The shells on the 600 Block of Irving Street, NW are getting fixed up. There were some wild looking ones not too long ago. The house on the right looks pretty good. But I’m totally confused by the house on the left. It is only one story and does not go back very far. What’s the deal with the one on the left?


And while we’re on the block, it looks like the “Park View” is finally fixed up.


17 Comment

  • Im off saturday, lets go knock on the door, maybe they will invite us in?!

  • This was the condition of the place about six months ago:
    They kept the facade and built around it — looked like a pretty basic woodframe structure. As a neighbor, it baffles the cooties outta me. And sadly, they’ve painted over the message on the door. I was hoping that would stay.

  • i totally read your username as Intangi Blearts, it kinda confused me until the punctuation

  • It looks like to me like it is almost supposed to be an addition onto the other house. They obviously didn’t want to cover up the windows to the other house.

  • It looks like to me it is almost supposed to be an addition onto the other house. They obviously didn’t want to cover up the windows to the other house.

  • I’m going with the nextdoor neighbors buying the lot and making an additon. Honestly, thats the only thing that makes any sense. Still, though, far better investment to rebuild an actual house I would think, and it’s ugly as sin.

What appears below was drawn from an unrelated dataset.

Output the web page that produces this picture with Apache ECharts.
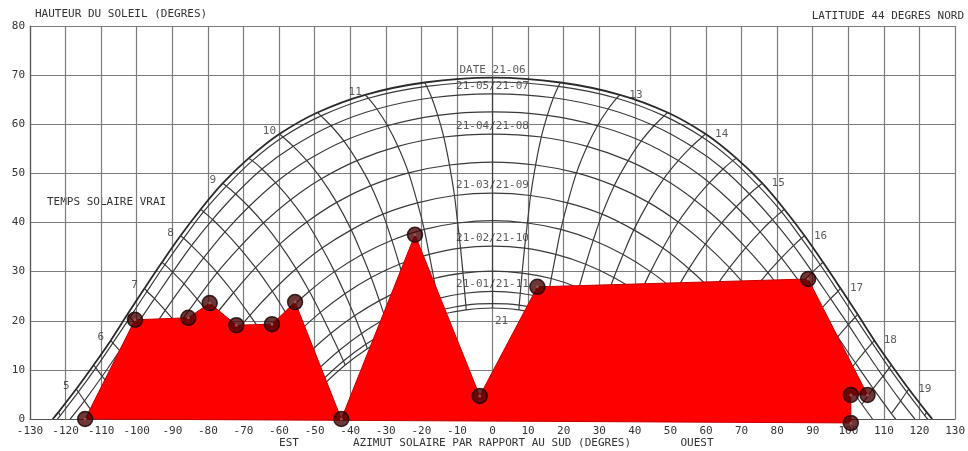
<!DOCTYPE html>
<html><head><meta charset="utf-8">
<script src="https://cdn.jsdelivr.net/npm/echarts@6/dist/echarts.min.js"></script>
<style>html,body{margin:0;padding:0;background:#fff}#c{width:968px;height:451px}</style>
</head><body><div id="c"></div>
<script>
// Sun paths (morning half, sunrise -> noon, every half hour), [azimuth, altitude]
const path_21_06 = [[-123.6,0],[-122.0,1.4],[-117.0,6.1],[-112.1,11.0],[-107.3,16.0],[-102.6,21.3],[-97.8,26.6],[-92.9,31.9],[-87.7,37.3],[-82.0,42.7],[-75.8,48.0],[-68.5,53.1],[-59.9,58.0],[-49.2,62.4],[-35.8,66.0],[-19.1,68.5],[0,69.5]];
const path_06_06 = [[-122.3,0],[-121.5,0.7],[-116.4,5.5],[-111.5,10.4],[-106.7,15.5],[-101.9,20.7],[-97.1,26.0],[-92.1,31.4],[-86.8,36.8],[-81.2,42.2],[-74.8,47.4],[-67.5,52.6],[-58.9,57.4],[-48.2,61.7],[-34.9,65.3],[-18.5,67.7],[0,68.6]];
const path_21_05 = [[-118.7,0],[-114.7,3.7],[-109.7,8.7],[-104.8,13.9],[-100.0,19.2],[-95.0,24.5],[-89.9,29.9],[-84.6,35.3],[-78.7,40.6],[-72.2,45.8],[-64.8,50.9],[-56.0,55.5],[-45.4,59.7],[-32.5,63.1],[-17.1,65.4],[0,66.2]];
const path_06_05 = [[-113.3,0],[-112.1,1.1],[-107.0,6.2],[-102.0,11.4],[-97.0,16.7],[-92.0,22.1],[-86.7,27.5],[-81.2,32.8],[-75.2,38.1],[-68.5,43.2],[-61.0,48.1],[-52.2,52.6],[-41.8,56.6],[-29.5,59.7],[-15.4,61.8],[0,62.5]];
const path_21_04 = [[-106.8,0],[-103.8,3.0],[-98.7,8.3],[-93.6,13.7],[-88.4,19.1],[-83.0,24.4],[-77.4,29.8],[-71.2,34.9],[-64.4,39.9],[-56.8,44.6],[-48.1,48.9],[-38.1,52.6],[-26.6,55.5],[-13.7,57.4],[0,58.0]];
const path_06_04 = [[-98.8,0],[-94.5,4.4],[-89.4,9.8],[-84.1,15.2],[-78.6,20.5],[-72.8,25.7],[-66.6,30.8],[-59.8,35.6],[-52.2,40.1],[-43.8,44.1],[-34.2,47.5],[-23.6,50.1],[-12.1,51.7],[0,52.3]];
const path_21_03 = [[-90,0],[-84.8,5.4],[-79.5,10.7],[-74.0,16.0],[-68.2,21.1],[-61.9,26.0],[-55.2,30.6],[-47.9,34.8],[-39.7,38.5],[-30.8,41.7],[-21.1,44.0],[-10.7,45.5],[0,46.0]];
const path_06_03 = [[-82.2,0],[-80.8,1.5],[-75.5,6.8],[-70.0,11.9],[-64.2,16.9],[-58.1,21.6],[-51.5,26.0],[-44.4,30.0],[-36.7,33.5],[-28.3,36.4],[-19.2,38.6],[-9.8,39.9],[0,40.4]];
const path_21_02 = [[-74.9,0],[-71.8,3.0],[-66.4,8.1],[-60.8,12.9],[-54.8,17.5],[-48.4,21.7],[-41.5,25.5],[-34.1,28.8],[-26.2,31.5],[-17.8,33.5],[-9.0,34.8],[0,35.2]];
const path_06_02 = [[-67.6,0],[-63.0,4.3],[-57.5,9.0],[-51.7,13.4],[-45.5,17.4],[-38.8,21.0],[-31.8,24.1],[-24.3,26.7],[-16.5,28.6],[-8.3,29.7],[0,30.1]];
const path_21_01 = [[-61.6,0],[-60.3,1.2],[-54.9,5.8],[-49.2,10.0],[-43.2,13.9],[-36.8,17.4],[-30.1,20.4],[-23.0,22.8],[-15.5,24.5],[-7.8,25.6],[0,26.0]];
const path_06_01 = [[-57.9,0],[-53.3,3.8],[-47.7,8.0],[-41.9,11.8],[-35.6,15.2],[-29.1,18.0],[-22.2,20.4],[-15.0,22.1],[-7.5,23.2],[0,23.5]];
const path_21_12 = [[-56.4,0],[-52.7,3.1],[-47.2,7.2],[-41.4,11.0],[-35.2,14.3],[-28.7,17.2],[-21.9,19.5],[-14.8,21.2],[-7.4,22.2],[0,22.6]];

const datePaths = [path_21_06,path_06_06,path_21_05,path_06_05,path_21_04,path_06_04,path_21_03,path_06_03,path_21_02,path_06_02,path_21_01,path_06_01,path_21_12];
const dateLabels = ['DATE 21-06','','21-05/21-07','','21-04/21-08','','21-03/21-09','','21-02/21-10','','21-01/21-11','','21'];
const hourLabels = [5,6,7,8,9,10,11,13,14,15,16,17,18,19];

// Horizon mask (relevé), in drawing order
const maskAz  = [-114.5,-100.5,-85.5,-79.5,-72.0,-62.0,-55.5,-42.5,-21.8,-3.6,12.6,88.7,105.4,100.7,100.7];
const maskAlt = [0,20.2,20.6,23.6,19.1,19.3,23.8,0,37.5,4.7,26.9,28.5,4.9,4.9,-0.8];

const FONT = 'DejaVu Sans Mono';
const TXT = '#333';
const LINE = '#3a3a3a';

function fullDay(m){
  const pm = m.slice(0,-1).reverse().map(p=>[-p[0],p[1]]);
  return m.concat(pm);
}
const series = [];
datePaths.forEach((m,i)=>{
  series.push({type:'line',data:fullDay(m),smooth:0.35,symbol:'none',silent:true,z:2,
    lineStyle:{color:i===0?'#2a2a2a':LINE,width:i===0?1.8:1.2}});
});
const maxK = Math.max(...datePaths.map(m=>m.length-1));
for(let k=0;k<maxK;k++){
  const pts = [];
  datePaths.forEach(m=>{const idx=m.length-1-k; if(idx>=1) pts.push(m[idx]);});
  if(pts.length<2) continue;
  series.push({type:'line',data:pts,smooth:0.3,symbol:'none',silent:true,z:2,lineStyle:{color:LINE,width:1.2}});
  if(k>0) series.push({type:'line',data:pts.map(p=>[-p[0],p[1]]),smooth:0.3,symbol:'none',silent:true,z:2,lineStyle:{color:LINE,width:1.2}});
}
// hour labels on the 21-06 path
const hourData = hourLabels.map(h=>{
  const k = Math.abs(h-12)*2;
  const p = path_21_06[path_21_06.length-1-k];
  const am = h<12;
  return {value: am?p:[-p[0],p[1]], label:{formatter:String(h), offset: am?[-10,-3]:[16,0]}};
});
series.push({type:'scatter',data:hourData,symbolSize:0,silent:true,z:7,clip:false,
  label:{show:true,position:'inside',color:TXT,fontSize:11,fontFamily:FONT}});
// date labels at noon of labelled paths
const dateData = [];
datePaths.forEach((m,i)=>{
  if(!dateLabels[i]) return;
  const last = i===datePaths.length-1;
  dateData.push({value:m[m.length-1], label:{formatter:dateLabels[i], position:last?'bottom':'top', distance:last?8:2, offset:last?[9,0]:[0,0]}});
});
series.push({type:'scatter',data:dateData,symbolSize:0,silent:true,z:7,clip:false,
  label:{show:true,color:TXT,fontSize:11,fontFamily:FONT}});
// mask polygon
const maskData = maskAz.map((a,i)=>[a,maskAlt[i]]);
series.push({type:'custom',data:maskData,z:5,silent:true,clip:false,
  renderItem:(params,api)=>{
    if(params.dataIndex!==0) return null;
    return {type:'polygon',shape:{points:maskData.map(d=>api.coord(d))},
      style:{fill:'#ff0000',stroke:'#c80000',lineWidth:1}};
  }});
series.push({type:'scatter',data:maskData,symbolSize:15,silent:true,z:6,clip:false,
  itemStyle:{color:'#4a0505',borderColor:'#150000',borderWidth:1.5}});
series.push({type:'scatter',data:maskData,symbolSize:3,silent:true,z:6,clip:false,
  itemStyle:{color:'#a06060'}});

const chart = echarts.init(document.getElementById('c'),null,{renderer:'canvas'});
chart.setOption({
  animation:false,
  backgroundColor:'#fff',
  grid:{left:30,right:6,top:26,bottom:32},
  xAxis:{type:'value',min:-130,max:130,interval:10,
    axisLine:{show:true,onZero:false,lineStyle:{color:'#555',width:1.2}},axisTick:{show:false},
    axisLabel:{color:TXT,fontSize:11,fontFamily:FONT,margin:7},
    splitLine:{show:true,lineStyle:{color:'#7c7c7c',width:1.2}}},
  yAxis:{type:'value',min:0,max:80,interval:10,
    axisLine:{show:true,onZero:false,lineStyle:{color:'#555',width:1.2}},axisTick:{show:false},
    axisLabel:{color:TXT,fontSize:11,fontFamily:FONT,margin:5},
    splitLine:{show:true,lineStyle:{color:'#7c7c7c',width:1.2}}},
  graphic:[
    {type:'text',x:35,y:14,style:{text:'HAUTEUR DU SOLEIL (DEGRES)',font:'11px "'+FONT+'"',fill:TXT,verticalAlign:'middle'}},
    {type:'text',x:964,y:16,style:{text:'LATITUDE 44 DEGRES NORD',font:'11px "'+FONT+'"',fill:TXT,align:'right',verticalAlign:'middle'}},
    {type:'text',x:47,y:202,style:{text:'TEMPS SOLAIRE VRAI',font:'11px "'+FONT+'"',fill:TXT,verticalAlign:'middle'}},
    {type:'text',x:289,y:443,style:{text:'EST',font:'11px "'+FONT+'"',fill:TXT,align:'center',verticalAlign:'middle'}},
    {type:'text',x:492,y:443,style:{text:'AZIMUT SOLAIRE PAR RAPPORT AU SUD (DEGRES)',font:'11px "'+FONT+'"',fill:TXT,align:'center',verticalAlign:'middle'}},
    {type:'text',x:697,y:443,style:{text:'OUEST',font:'11px "'+FONT+'"',fill:TXT,align:'center',verticalAlign:'middle'}}
  ],
  series
});
</script></body></html>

  • Jamie: That’s just the puzzle, though… there wasn’t an actual house to rebuild. You can’t really tell from my older photo (link in comment above), but it was just a thin facade being held up by boards; It’s like creating a whole human body from a bit of scalp with a few hairs on it. Weird.

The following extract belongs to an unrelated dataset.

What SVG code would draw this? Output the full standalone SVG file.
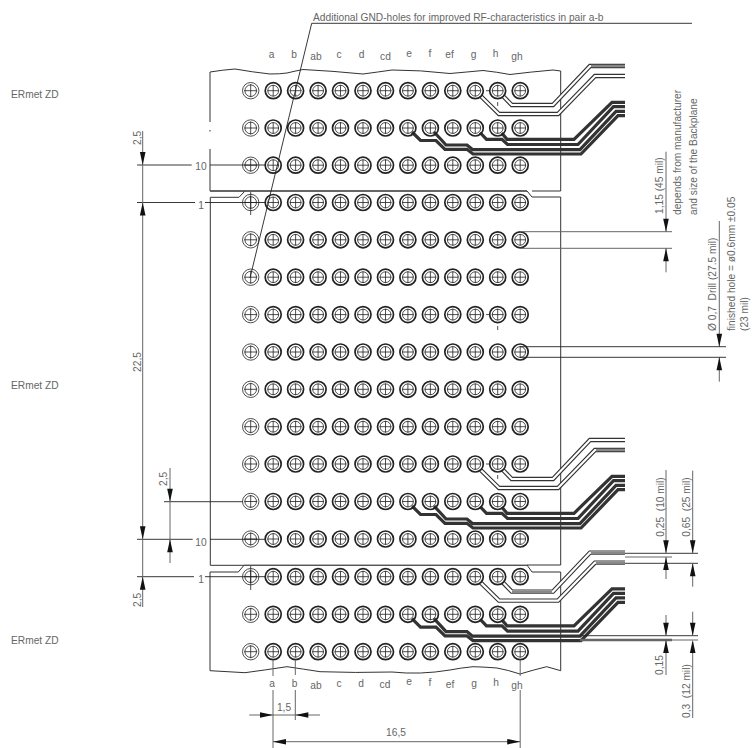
<svg xmlns="http://www.w3.org/2000/svg" width="754" height="748" viewBox="0 0 754 748">
<style>
text{font-family:"Liberation Sans",Arial,sans-serif;font-size:10.2px;fill:#666}
.m{text-anchor:middle}
.l{fill:none;stroke:#222;stroke-width:.9}
.g{fill:none;stroke:#666;stroke-width:1}
.o{fill:none;stroke:#333;stroke-width:1}
.t{fill:none;stroke:#222;stroke-width:1.7}
.i{fill:none;stroke:#222;stroke-width:.8}
.d{fill:none;stroke:#333;stroke-width:3.2;stroke-linejoin:miter}
.w1{fill:none;stroke:#333;stroke-width:4.4}
.w2{fill:none;stroke:#fff;stroke-width:2.2}
.w3{fill:none;stroke:#888;stroke-width:2.6}
.a{fill:#111}
</style>
<defs>
<g id="h0"><circle r="8.200" class="i"/><circle r="5.800" class="i"/><path d="M-6.500 0H6.500M0-6.500V6.500" class="i"/></g>
<g id="h1"><circle r="8" class="t"/><circle r="5.400" class="i"/><path d="M-5.800 0H5.800M0-5.800V5.800" class="i"/></g>
<g id="row">
<use href="#h0" x="250.700"/><use href="#h1" x="273.200"/><use href="#h1" x="295.600"/><use href="#h1" x="318.100"/><use href="#h1" x="340.500"/><use href="#h1" x="363"/><use href="#h1" x="385.500"/><use href="#h1" x="407.900"/><use href="#h1" x="430.400"/><use href="#h1" x="452.800"/><use href="#h1" x="475.300"/><use href="#h1" x="497.700"/><use href="#h1" x="520.200"/>
</g>
<g id="pale">
<path class="w1" d="M503 96L511.700 105H553L590 66H625"/><path class="w1" d="M480.700 96L499 114H558L595 76H625"/>
<path class="w2" d="M503 96L511.700 105H553L590 66H625"/><path class="w2" d="M480.700 96L499 114H558L595 76H625"/>
</g>
<g id="dark">
<path class="d" d="M501.700 133L507 139.300H574L612 102.300H625"/>
<path class="d" d="M480 132.500L486.500 139.300H502L507.500 144.500H578L613.500 106.700H625"/>
<path class="d" d="M434 132L441.500 140L446 145H467L472.500 149.600H580L616 111.300H625"/>
<path class="d" d="M412 132L420.500 140.500H436L445 149.300H467L473 154H581L618 115.700H625"/>
</g>
<path id="au" class="a" d="M0 0L-2.800 13H2.800Z"/>
<path id="ad" class="a" d="M0 0L-2.800-13H2.800Z"/>
<path id="al" class="a" d="M0 0L13-2.800V2.800Z"/>
<path id="ar" class="a" d="M0 0L-13-2.800V2.800Z"/>
</defs>
<rect width="754" height="748" fill="#fff"/>
<g id="board" class="o">
<path d="M210 122V72Q222 70 235 69Q252 72 270 74Q280 74 287 73Q295 71 303 69.500Q333 71 363 74Q378 72 392 70Q420 70 450 73.500Q467 72 483 70.500Q497 72 510 74.500Q530 72 553 70L560.700 71V191H532"/>
<path d="M210 130V131.500"/>
<path d="M210 149V191H527L532 197H560.700V565H527L532 572H560.700V670.700L546.700 666.700Q533 670 520 674Q508 670 497 668Q485 667 473 666.700Q460 668 450 670Q420 675 392 672Q355 673 320 671.700Q303 669 287 666.700Q265 670 245 672.700L210 670.700V572H238.300L244 565.300H527"/>
<path d="M244 565.300H210.300V197.300H239L245 191"/>
<path d="M210 191H527M244 565.300H527" stroke="#555" stroke-width="1.300"/>
</g>
<g id="traces">
<use href="#pale"/><use href="#pale" y="374"/><use href="#pale" y="486.600"/>
<use href="#dark"/><use href="#dark" y="374"/><use href="#dark" y="486.600"/>
<path class="w3" d="M591 66H625M596 450H625M591 553H625M512 592H552M596 563H625"/>
</g>
<g id="holes">
<use href="#row" y="90.700"/><use href="#row" y="128"/><use href="#row" y="165.200"/><use href="#row" y="202.500"/><use href="#row" y="239.800"/><use href="#row" y="277.200"/><use href="#row" y="314.600"/><use href="#row" y="352"/><use href="#row" y="389.300"/><use href="#row" y="426.700"/><use href="#row" y="464"/><use href="#row" y="501.500"/><use href="#row" y="539"/><use href="#row" y="576.700"/><use href="#row" y="614.300"/><use href="#row" y="651.700"/>
<path class="i" d="M250.700 192V215M250.700 566V590M497.700 102V106M497.700 326V330M497.700 475V479M486 90.700H489M486 314.600H489M486 464H489"/>
</g>
<g id="connectors">
<path class="l" d="M250 278L311.700 23.300H692"/>
<path class="l" d="M137 165H191.700M210 165H265M137 202.500H195M205 202.500H265M164 501.700H243M137 539.300H192.700M210 539.300H265M137 576.700H194M205 576.700H265"/>
<path class="g" d="M142.700 131V607M170 468V563"/>
<path class="g" d="M520 231.700H672M520 248.300H672M666 151.700V231.700M666 248.300V272.300M719.300 221V346.700M719.300 357.300V381.700"/>
<path class="l" d="M520 346.700H726M520 357.300H726M625 553.300H698M625 563.300H698M580 635.700H698"/>
<path class="g" d="M625 557H672M666 470V553M666 557V579M692.700 470.700V553M692.700 563.300V586.700M666 615V635.700M666 640V675M692.700 611.700V635.700M692.700 642V718M672 640H698"/>
<path d="M580 640H672" fill="none" stroke="#666" stroke-width="2.400"/>
<path class="g" d="M273 660V676M273 690V748M295.300 660V675M295.300 690V720M520.200 660V676M520.200 690V748M249.300 715H320M273 741.700H520"/>
<use href="#ad" x="142.700" y="165"/><use href="#au" x="142.700" y="202.500"/><use href="#ad" x="142.700" y="539.300"/><use href="#au" x="142.700" y="576.700"/>
<use href="#ad" x="170" y="501.700"/><use href="#au" x="170" y="539.300"/>
<use href="#ad" x="666" y="231.700"/><use href="#au" x="666" y="248.300"/>
<use href="#ad" x="719.300" y="346.700"/><use href="#au" x="719.300" y="357.300"/>
<use href="#ad" x="666" y="553.300"/><use href="#au" x="666" y="557"/><use href="#ad" x="692.700" y="553.300"/><use href="#au" x="692.700" y="563.300"/>
<use href="#ad" x="666" y="635.700"/><use href="#au" x="666" y="640"/><use href="#ad" x="692.700" y="635.700"/><use href="#au" x="692.700" y="640"/>
<use href="#ar" x="273" y="715"/><use href="#al" x="295.300" y="715"/><use href="#al" x="273" y="741.700"/><use href="#ar" x="520.200" y="741.700"/>
</g>
<g id="labels">
<text x="313" y="21">Additional GND-holes for improved RF-characteristics in pair a-b</text>
<text x="11" y="98">ERmet ZD</text><text x="11" y="389.300">ERmet ZD</text><text x="11" y="644">ERmet ZD</text>
<text class="m" x="201" y="170">10</text><text class="m" x="201" y="208.500">1</text><text class="m" x="201" y="546">10</text><text class="m" x="201" y="583">1</text>
<text class="m" x="271.500" y="58">a</text><text class="m" x="294" y="58">b</text><text class="m" x="316" y="60">ab</text><text class="m" x="339" y="58">c</text><text class="m" x="361.500" y="58">d</text><text class="m" x="385.500" y="60">cd</text><text class="m" x="409" y="57">e</text><text class="m" x="430" y="57">f</text><text class="m" x="449.500" y="58">ef</text><text class="m" x="473.500" y="58">g</text><text class="m" x="495.500" y="57">h</text><text class="m" x="517" y="60">gh</text>
<text class="m" x="272" y="687">a</text><text class="m" x="294.500" y="687">b</text><text class="m" x="316" y="689">ab</text><text class="m" x="339" y="687">c</text><text class="m" x="361" y="687">d</text><text class="m" x="385" y="688">cd</text><text class="m" x="409" y="685">e</text><text class="m" x="430" y="686">f</text><text class="m" x="450" y="688">ef</text><text class="m" x="474" y="687">g</text><text class="m" x="496" y="686">h</text><text class="m" x="517" y="689">gh</text>
<text class="m" x="284" y="711">1,5</text><text class="m" x="396" y="736">16,5</text>
<text transform="translate(141 145) rotate(-90)">2,5</text>
<text class="m" transform="translate(141 362) rotate(-90)">22,5</text>
<text transform="translate(167 486) rotate(-90)">2,5</text>
<text transform="translate(141 607) rotate(-90)">2,5</text>
<text transform="translate(662.500 214) rotate(-90)">1,15 (45 mil)</text>
<text transform="translate(680.500 215) rotate(-90)">depends from manufacturer</text>
<text transform="translate(697 215) rotate(-90)">and size of the Backplane</text>
<text transform="translate(716 331) rotate(-90)" xml:space="preserve">Ø 0,7  Drill (27.5 mil)</text>
<text transform="translate(735 331) rotate(-90)">finished hole = ø0.6mm ±0.05</text>
<text transform="translate(748 331) rotate(-90)">(23 mil)</text>
<text transform="translate(664 536.700) rotate(-90)" xml:space="preserve">0,25  (10 mil)</text>
<text transform="translate(690 536.700) rotate(-90)" xml:space="preserve">0,65  (25 mil)</text>
<text transform="translate(662.500 675) rotate(-90)">0,15</text>
<text transform="translate(690 718) rotate(-90)" xml:space="preserve">0,3  (12 mil)</text>
</g>
</svg>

    Knowing nothing, we assumed there must be some strange building-code loophole that says, as long as you’ve got half a brick of the original thing, you can go all Dr. Frankenstein on it, and benefit somehow? Anybody out there hip on this stuff?

  • The Park View looks awesome, though. I saw that driving by the other day and my jaw dropped. Beautiful.

  • @IA – yeah it’s weird. Maybe someone was going to save it and changed their minds, since it doesn’t look like there’s anything left of the facade now.

    We really need better historical preservation regs in this town. While I am sensitive to the financial burden they can impose in some situations, before the economy went to hell Columbia Heights was being “uglified” at a breathtaking pace as people did awful renovations in order to make a quick buck. The one silver lining of the housing market crashing is that this has mostly stopped since it’s pretty hard to make money flipping right now.

    There has to be a middle ground between “tear your house down and put a trailer on the lot if you feel like it” and “you must make it look exactly like it did before.”

  • The strangest thing about historic preservation is that they will allow your house to collapse and rot with no problem, but when you apply for a construction permit they will block you. true.

  • What I don’t get about this shed is that there was a beautiful blue house front where that shed is now. Where did it go? I thought the whole reason the kept it up was because of historic building regulations and what not…hmmm

  • You are so right, Neener.

    Much of this city has so many well built properties with excellent potential, but rot and are allowed to collapse because of so very few who will bother with or can endure the failed local government here made up of too many people with failed personal lives in the private sector that take up lives in the public sector with a chip on their shoulder and govern like tyrants.

    I tried to restore a nice old building, but was blocked by these uneducated tenacious clowns at the ANC who think they know better what to do with somebody else’s property with their “great weight” advice and the elitists on the historic preservation board that have never built anything in their failed personal lives in the real world private sector and find a life in the exaggerated government authority they create for themselves “in the name of the disadvantaged”.

    Everything is so personal with them. They produce nothing but prolonged misery in so many ways.

    The rotting buildings in our nation’s capital are proof positive of the abuse found here in D.C. by these self empowering local committees and an unwelcome city hall that makes it so cumbersome and inhospitable to those of us that would like to make our neighborhood and this city better.

    Writing on a blog is too easy. You have to live it in the fullness of time, day after day to truly understand how failed and self destructive home rule has come to be, and I empathize with some of the courageous experiences you’ve described here with little accompanying support.

    I’m unwelcome here, so I’m with you, Neener and I’m leaving as it’s taken 30 years to set up a failed home rule that’s likely not to change in my lifetime.

  • That is not a Historic Neighborhood is it? So that wouldnt be why they kept the wall. My guess is by holding onto the one wall they only had to get “replacement in kind” permits. which are much easier to get then “building an addition” permits. just a guess.

  • I think it is a garage

  • All the historic preservation bashers need to chill out.

    527 Irving Street NW is not in a historic district, therefore the historic preservation regulations do not apply to this property. All that applies is building code and zoning code. It looks like, since the handrail is attached to the righthand property (and you can’t attach things to someone else’s property), that the new crappy construction is an addition to the righthand property after they bought the lot and joined it to their own. Probably their only limit was lot coverage. In an R-4 zone lot coverage max is 60% so they weren’t allowed to rebuild the entire old structure once they joined the two lots into one. That’s why it’s set back and stupid.

    If this HAD been in a historic distirct, THEN hp regs would have applied, and this wouldn’t have happened.

    So Neener is wrong to blame any of this on historic preservation, and his anonymous supporter at 10:55 is so ignorant on the topic the best thing to do is to just hope he goes away.

  • On an optimistic note: I walked by the house on the right recently when they were finishing construction. The improvement to the front of the house is an extreme improvement, and I commend the owners for making it simple yet dignified!